Every organic material Deshusses and his researchers fed into the prototype—food waste, chemical waste, landfill leachate—was destroyed.
“One day we decided to put some PFAS in there and see what happened,” Deshusses said. “We put a lot in, but we didn’t find any in the output. Zero.”
Since then, multiple experiments have proven that SCWO can eliminate more than 99% of identifiable PFAS, leading the U.S. Environmental Protection Agency to call it a “promising” PFAS destruction technology.
Deshusses eventually patented his SCWO system and co-founded 374Water with fellow Duke engineer Kobe Nagar to commercialize it. When Abu-Orf visited Duke in 2019 to see the device in action, he knew the startup was onto something and began helping them apply for grants and awards.
The first big road trip
THOMPSON WAS SIMILARLY ENTHUSED when he read a story about 374Water in late 2020.
“I saw what they were doing and slapped my forehead and said, ‘Wow,’” Thompson recalled. “‘These guys have a better mousetrap.’”
Within a year, OC San’s board approved an $8.7 million demonstration project, which will bring AirSCWO 6 to the agency’s Fountain Valley plant. (The federal government later committed another $3.45 million to the work.) Installation will start once the unit gets a state air permit.
In the first six months of operation, 374Water will run the unit and train plant staff until they’re ready to take over. Hazen Senior Associate Derya Dursun—who directs the firm’s biosolids research and helped with permitting for the project—will lead a performance analysis.

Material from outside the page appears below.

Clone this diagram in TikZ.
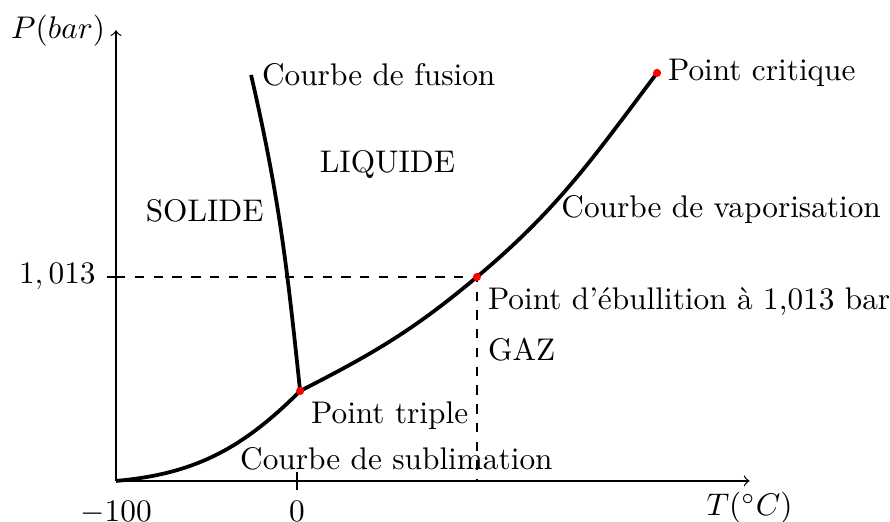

“We’ll be monitoring a lot of details,” said Dursun. “PFAS and microplastics are a big concern, for example, so we will look at the ability of this technology to destroy those emerging contaminants.”
But Grijalva stressed that AirSCWO is a proven commercial product. In other words, this isn’t an R&D project: It’s more like taking a new kind of car on its first big road trip.
“When you’re running the first one for the first month, the first year, what you want to know is, can it run reliably?” Grijalva said. “This is about making sure it runs with no stops and no hiccups. After that, then you fine-tune it.”
If all goes well, an AirSCWO unit that can treat 30 wet tons per day—and generate net-positive energy—will replace the original. Hazen Senior Associate Ian Mackenzie designed the plant connections to work for both sizes, and the AirSCWO 6 has sludge dewatering equipment that’s also compatible with the bigger size.
Thompson sees multiple ways the larger unit could save energy within his plants’ existing treatment systems. Eventually, he said, SCWO tech could process all of OC San’s biosolids, and maybe even help landfills with leachate and food waste, and drinking water plants with spent PFAS filters.“I believe our industry needs to be more aggressive about saying where we want to go, and where science and engineering can take us to make the world better,” Thompson said. “This thing will probably work. Will we have metallurgical problems along the way? Maybe. Will the machines need some tweaking? Probably. Does serial number one look exactly like serial number two? I hope not. It’ll get better.”